What does this say about the frontrunners for the Democratic nomination? A certain rootlessness is a common attribute of many modern-era national political figures. A lot of recent major candidates end up appearing to be From Nowhere: Nominees like Mitt Romney, John McCain, and John Kerry were more or less Omniregional White Guys, reared in and by the federal colossus, not any one place. While Donald Trump may be a thoroughly New York City creature, he must also be the most despised president in his place of birth in history; his only true hometown is the gilded archipelago of resort properties that his family owns.
On the other hand, though Barack Obama and George W. Bush retained tenuous connections to the places where they were born, regional signaling ended up being critical for those two.
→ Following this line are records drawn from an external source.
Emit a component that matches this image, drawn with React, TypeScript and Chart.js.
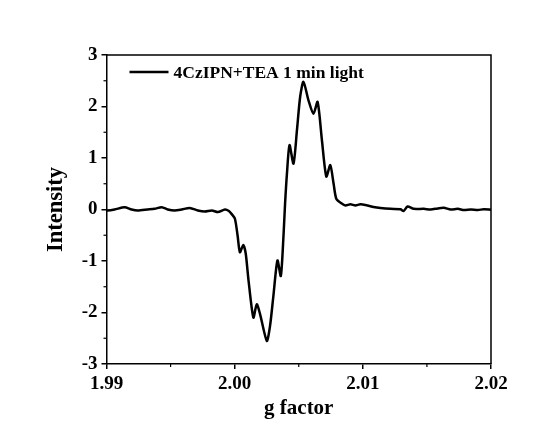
import React, { useEffect, useRef } from 'react';
import { Chart, registerables } from 'chart.js';

Chart.register(...registerables);

// ---- data ----
const seriesLabel = '4CzIPN+TEA 1 min light';
const xAxisTitle = 'g factor';
const yAxisTitle = 'Intensity';

const gFactor = [
  1.99, 1.99008, 1.99063, 1.99141, 1.99196, 1.99243, 1.99321, 1.99376, 1.99431, 1.99478,
  1.99532, 1.99587, 1.9965, 1.99713, 1.99767, 1.99822, 1.99869, 1.99924, 1.99955, 1.99977,
  2.00002, 2.00023, 2.00041, 2.00067, 2.00086, 2.00107, 2.00146, 2.00172, 2.00198, 2.00251,
  2.00276, 2.00302, 2.00334, 2.0036, 2.00381, 2.00393, 2.00408, 2.00428, 2.00459, 2.00486,
  2.00511, 2.00537, 2.00576, 2.00615, 2.00647, 2.00681, 2.00715, 2.00746, 2.00772, 2.00793,
  2.00838, 2.00864, 2.00903, 2.00942, 2.00981, 2.01036, 2.01083, 2.01138, 2.01216, 2.01294,
  2.01318, 2.01349, 2.01396, 2.01475, 2.01529, 2.01584, 2.01631, 2.01686, 2.01741, 2.01788,
  2.01843, 2.01897, 2.01944, 2.02,
];
const intensity = [
  -0.01, -0.02, 0.0, 0.045, 0.0, -0.02, 0.0, 0.015, 0.045, 0.0,
  -0.02, 0.0, 0.03, -0.02, -0.04, -0.02, -0.05, 0.0, -0.03, -0.09,
  -0.18, -0.51, -0.83, -0.69, -0.85, -1.35, -2.1, -1.84, -2.03, -2.55,
  -2.26, -1.68, -0.99, -1.29, -0.51, 0.1, 0.7, 1.25, 0.89, 1.54,
  2.19, 2.48, 2.12, 1.86, 2.09, 1.34, 0.64, 0.86, 0.5, 0.21,
  0.11, 0.08, 0.1, 0.08, 0.1, 0.078, 0.05, 0.03, 0.013, 0.005,
  -0.03, 0.06, 0.013, 0.013, 0.0, 0.02, 0.033, 0.0, 0.013, -0.01,
  0.0, -0.01, 0.005, -0.005,
];

const xMajorTicks = [1.99, 2.0, 2.01, 2.02];
const xMinorTicks = [1.995, 2.005, 2.015];
const yMajorTicks = [-3, -2, -1, 0, 1, 2, 3];
const yMinorTicks = [-2.5, -1.5, -0.5, 0.5, 1.5, 2.5];

const FONT = "'Liberation Serif', 'Times New Roman', serif";

const decorPlugin = {
  id: 'decor',
  beforeDraw(chart: any) {
    const { ctx, width, height } = chart;
    ctx.save();
    ctx.fillStyle = '#ffffff';
    ctx.fillRect(0, 0, width, height);
    ctx.restore();
  },
  afterDraw(chart: any) {
    const { ctx, chartArea: a, scales } = chart;
    ctx.save();
    ctx.strokeStyle = '#000';
    ctx.lineWidth = 1.5;
    // frame (top and right sides)
    ctx.beginPath();
    ctx.moveTo(a.left, a.top);
    ctx.lineTo(a.right, a.top);
    ctx.lineTo(a.right, a.bottom);
    ctx.stroke();
    // minor ticks
    ctx.lineWidth = 1.2;
    xMinorTicks.forEach((v) => {
      const px = scales.x.getPixelForValue(v);
      ctx.beginPath();
      ctx.moveTo(px, a.bottom);
      ctx.lineTo(px, a.bottom + 3);
      ctx.stroke();
    });
    yMinorTicks.forEach((v) => {
      const py = scales.y.getPixelForValue(v);
      ctx.beginPath();
      ctx.moveTo(a.left, py);
      ctx.lineTo(a.left - 3, py);
      ctx.stroke();
    });
    // legend
    const ly = a.top + 17;
    const lx = a.left + 23;
    ctx.lineWidth = 2.5;
    ctx.beginPath();
    ctx.moveTo(lx, ly);
    ctx.lineTo(lx + 39, ly);
    ctx.stroke();
    ctx.fillStyle = '#000';
    ctx.font = `bold 17.5px ${FONT}`;
    ctx.textBaseline = 'middle';
    ctx.textAlign = 'left';
    ctx.fillText(seriesLabel, lx + 44, ly + 1);
    ctx.restore();
  },
};

export default function App() {
  const ref = useRef<HTMLCanvasElement | null>(null);

  useEffect(() => {
    if (!ref.current) return;
    const points = gFactor.map((g, i) => ({ x: g, y: intensity[i] }));
    const chart = new Chart(ref.current, {
      type: 'line',
      data: {
        datasets: [
          {
            label: seriesLabel,
            data: points,
            borderColor: '#000',
            backgroundColor: '#000',
            borderWidth: 2.5,
            pointRadius: 0,
            tension: 0.25,
            fill: false,
          },
        ],
      },
      options: {
        responsive: false,
        animation: false,
        devicePixelRatio: 1,
        layout: { padding: { left: 39, top: 55, right: 67, bottom: 0 } },
        plugins: {
          legend: { display: false },
          tooltip: { enabled: false },
        },
        scales: {
          x: {
            type: 'linear',
            min: 1.99,
            max: 2.02,
            afterBuildTicks: (s: any) => {
              s.ticks = xMajorTicks.map((v) => ({ value: v }));
            },
            afterFit: (s: any) => {
              s.height = 61;
            },
            grid: {
              display: true,
              drawOnChartArea: false,
              drawTicks: true,
              tickLength: 5,
              color: '#000',
              lineWidth: 1.5,
            },
            border: { display: true, color: '#000', width: 1.5 },
            ticks: {
              color: '#000',
              padding: 4,
              maxRotation: 0,
              autoSkip: false,
              font: { family: FONT, size: 19, weight: 'bold' },
              callback: (v: any) => Number(v).toFixed(2),
            },
            title: {
              display: true,
              text: xAxisTitle,
              color: '#000',
              font: { family: FONT, size: 21, weight: 'bold' },
            },
          },
          y: {
            type: 'linear',
            min: -3,
            max: 3,
            afterBuildTicks: (s: any) => {
              s.ticks = yMajorTicks.map((v) => ({ value: v }));
            },
            afterFit: (s: any) => {
              s.width = 67.5;
            },
            grid: {
              display: true,
              drawOnChartArea: false,
              drawTicks: true,
              tickLength: 5,
              color: '#000',
              lineWidth: 1.5,
            },
            border: { display: true, color: '#000', width: 1.5 },
            ticks: {
              color: '#000',
              padding: 4,
              autoSkip: false,
              font: { family: FONT, size: 19, weight: 'bold' },
              callback: (v: any) => String(v),
            },
            title: {
              display: true,
              text: yAxisTitle,
              color: '#000',
              font: { family: FONT, size: 22.5, weight: 'bold' },
            },
          },
        },
      },
      plugins: [decorPlugin],
    });
    return () => chart.destroy();
  }, []);

  return (
    <div style={{ position: 'absolute', left: 0, top: 0, width: 558, height: 425 }}>
      <canvas ref={ref} width={558} height={425} style={{ display: 'block' }} />
    </div>
  );
}
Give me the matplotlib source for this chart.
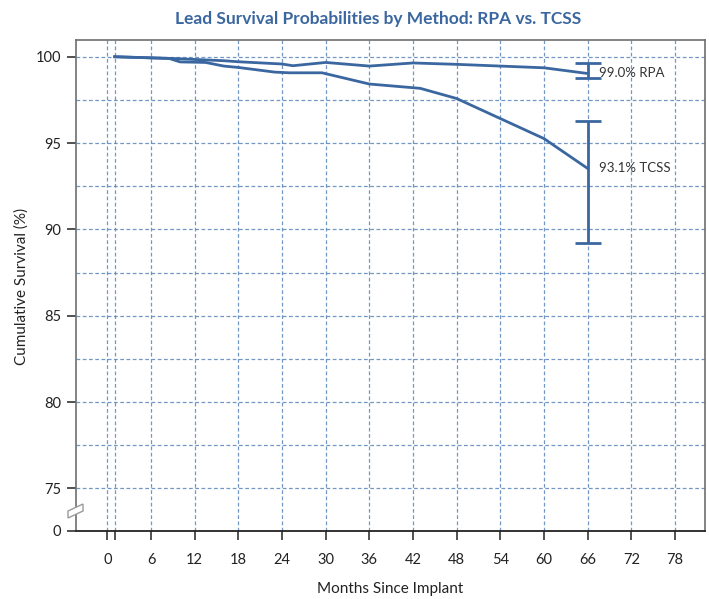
import matplotlib
matplotlib.use("Agg")
import matplotlib.pyplot as plt
from matplotlib.patches import Polygon

plt.rcParams['font.family'] = ['Lato', 'DejaVu Sans']

# ---- data ----
rpa_months = [1, 9, 16, 18, 24, 25.5, 30, 36, 42, 48, 60, 66]
rpa_surv = [100.0, 99.9, 99.77, 99.71, 99.58, 99.48, 99.67, 99.46, 99.64, 99.56, 99.36, 99.03]

tcss_months = [1, 8.5, 10, 13.5, 16, 18, 23, 25, 29.5, 36, 43, 48, 60, 66]
tcss_surv = [100.0, 99.9, 99.7, 99.67, 99.46, 99.38, 99.11, 99.07, 99.07, 98.42, 98.17, 97.58, 95.26, 93.53]

end_month = 66
rpa_ci = (98.78, 99.65)
tcss_ci = (89.22, 96.25)
rpa_label = "99.0% RPA"
tcss_label = "93.1% TCSS"

x_ticks = [0, 6, 12, 18, 24, 30, 36, 42, 48, 54, 60, 66, 72, 78]
x_grid = [0, 1] + x_ticks[1:]
y_major = [75, 80, 85, 90, 95, 100]
y_grid = [75, 77.5, 80, 82.5, 85, 87.5, 90, 92.5, 95, 97.5, 100]
y_zero_pos = 72.53   # where the "0" of the broken axis sits

title = "Lead Survival Probabilities by Method: RPA vs. TCSS"
xlabel = "Months Since Implant"
ylabel = "Cumulative Survival (%)"

# ---- styling ----
line_color = "#3b67a0"
grid_color = "#5a85bb"
text_color = "#222222"

fig = plt.figure(figsize=(7.09, 5.99), dpi=100)
ax = fig.add_axes([76/709, 1-531/599, (705-76)/709, (531-40)/599])

ax.set_xlim(-4.31, 82.13)
ax.set_ylim(y_zero_pos, 100.97)

for gx in x_grid:
    ax.axvline(gx, color=grid_color, lw=0.9, ls=(0, (3, 2)), zorder=1, alpha=0.85)
for gy in y_grid:
    ax.axhline(gy, color=grid_color, lw=0.9, ls=(0, (3, 2)), zorder=1, alpha=0.85)

ax.plot(rpa_months, rpa_surv, color=line_color, lw=2.0, zorder=3, solid_joinstyle='round')
ax.plot(tcss_months, tcss_surv, color=line_color, lw=2.0, zorder=3, solid_joinstyle='round')

ax.errorbar([end_month], [(rpa_ci[0] + rpa_ci[1]) / 2],
            yerr=[[(rpa_ci[1] - rpa_ci[0]) / 2]], fmt='none',
            ecolor=line_color, elinewidth=2.0, capsize=9.5, capthick=2.0, zorder=3)
ax.errorbar([end_month], [(tcss_ci[0] + tcss_ci[1]) / 2],
            yerr=[[(tcss_ci[1] - tcss_ci[0]) / 2]], fmt='none',
            ecolor=line_color, elinewidth=2.0, capsize=9.5, capthick=2.0, zorder=3)

ax.text(end_month + 1.5, rpa_surv[-1], rpa_label, fontsize=9.5, color="#333333",
        va='center', ha='left', zorder=4)
ax.text(end_month + 1.5, tcss_surv[-1], tcss_label, fontsize=9.5, color="#333333",
        va='center', ha='left', zorder=4)

ax.set_xticks(x_ticks + [1])
ax.set_xticklabels([str(t) for t in x_ticks] + [""])
ax.set_yticks([y_zero_pos] + y_major)
ax.set_yticklabels(["0"] + [str(v) for v in y_major])
ax.tick_params(axis='both', direction='out', length=6.5, width=1.2, color="#333333",
               labelsize=10.5, labelcolor=text_color)
ax.tick_params(axis='x', pad=9)
ax.tick_params(axis='y', pad=4)

for side in ['left', 'top', 'right']:
    ax.spines[side].set_color("#6e6e6e")
    ax.spines[side].set_linewidth(1.2)
ax.spines['bottom'].set_color("#222222")
ax.spines['bottom'].set_linewidth(1.3)

fig.text(390/709, 1 - 589/599, xlabel, fontsize=11, color=text_color,
         ha='center', va='center')
fig.text(22/709, 1 - 286/599, ylabel, fontsize=11, color=text_color,
         ha='center', va='center', rotation=90)

# axis break marker on the left spine
def px2fig(x, y):
    return (x / 709, 1 - y / 599)
quad = [px2fig(68, 518), px2fig(83, 511), px2fig(83, 504), px2fig(68, 511)]
fig.patches.append(Polygon(quad, closed=True, transform=fig.transFigure,
                           facecolor='white', edgecolor='#9a9a9a', lw=1.0, zorder=10))

fig.text(378/709, 1 - 19/599, title, fontsize=12.5, fontweight='bold',
         color="#3b67a0", ha='center', va='center')

fig.savefig("out.png", dpi=100)
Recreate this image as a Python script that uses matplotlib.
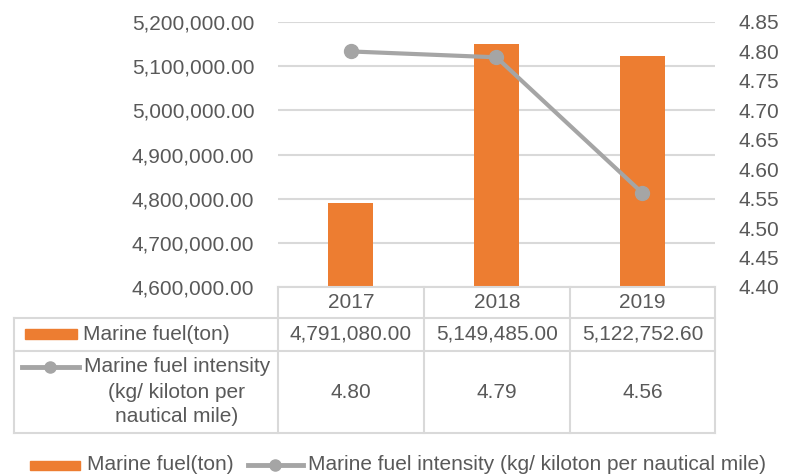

Perhaps partly due to the attention his Hawaiian birthplace garnered from right-wing “birthers,” Obama leaned heavily on his years living and organizing in Chicago’s South Side. Connecticut-born and Yale-educated Bush was permitted to effortlessly transform himself into a brush-clearing Texas rancher.
This year, the most important feature that Democrat voters are looking for in their party’s candidate is simple: their ability to defeat Trump. As this week’s debates showed, overemphasizing place can reduce contenders to caricature. But when it’s deployed strategically, telling stories through geography can also be a powerful platform for a candidate’s brand.